Without root the TUI still launches in a read-only mode (you can inspect lists), but the F action refuses with a status message. Requires the [tui] install extra (pipx install "bty-lab[tui]").

See Reference > CLI for the full surface.

Network flashing via the bty-web server

bty-web is the HTTP server side of bty - browser UI + REST API + the iPXE chain a target boots into for network-flash. The server appliance image (make build VARIANT=server-x86) ships preconfigured; for a quick local test you can run it directly:

# On the server (or any box you're testing on):
export BTY_STATE_DIR=/var/lib/bty
bty-web   # listens on 0.0.0.0:8080 by default

Auth is OS-PAM against the bty service user (the account bty-web runs as). On the appliance image the default is bty / bty; rotate with sudo passwd bty before exposing. The browser UI at http://server:8080/ui/login is the primary operator entry point; GET /pxe/{mac} (the route PXE clients hit) is open and needs no auth.

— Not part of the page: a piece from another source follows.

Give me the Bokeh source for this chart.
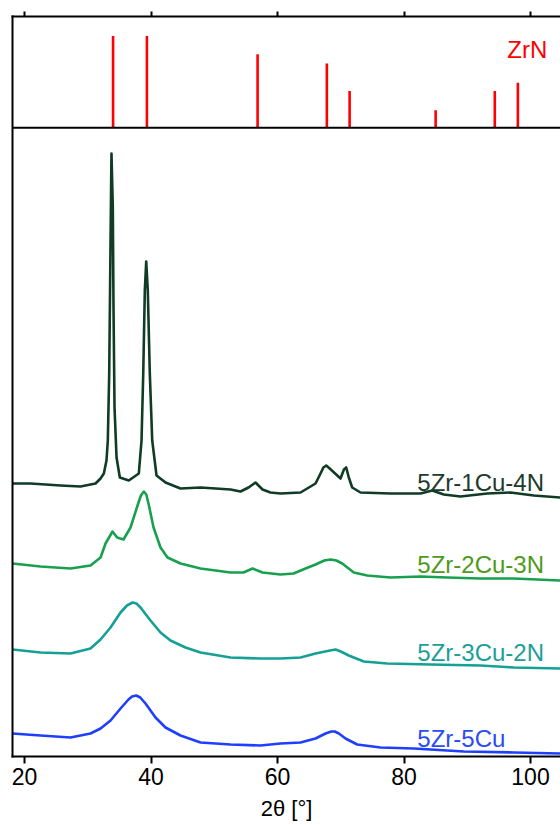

If you want to script mutations from a shell, drive /ui/login once to get the cookie, then attach it on subsequent requests:

COOKIE=$(curl -sS -i -X POST -d "password=bty" \
   http://server:8080/ui/login \
   | grep -i '^set-cookie:.*bty-token' | sed 's/.*bty-token=\([^;]*\).*/\1/')

curl -H "Cookie: bty-token=$COOKIE" http://server:8080/machines
curl -H "Cookie: bty-token=$COOKIE" -X PUT \
     -H "Content-Type: application/json" \
     -d '{"image":"debian.qcow2","provisioning_mode":"none","boot_policy":"flash"}' \
     http://server:8080/machines/aa:bb:cc:dd:ee:ff

PXE clients hit GET /pxe/{mac} (open, no auth) for the per-MAC iPXE config and chain into the live env, which downloads the assigned image and flashes the target’s local disk.

Browser UI

http://server:8080/ui/login - the same bty / bty credential gets you a cookie-backed session. The dashboard shows machine / image counts; the Machines page is a live table that updates via Server-Sent Events as PXE clients self-discover. The Settings page activates the dnsmasq proxy-DHCP block when you’re ready to start serving PXE.

All client-side assets (Bootstrap CSS, Bootstrap Icons, HTMX, htmx-ext-sse) are vendored in the wheel - the appliance does not contact any external CDN at runtime.

What is coming

See PLAN.md for the live roadmap (per-machine cijoe online provisioning, image catalog upload via the UI, target-disk hints in the per-MAC plan, etc.).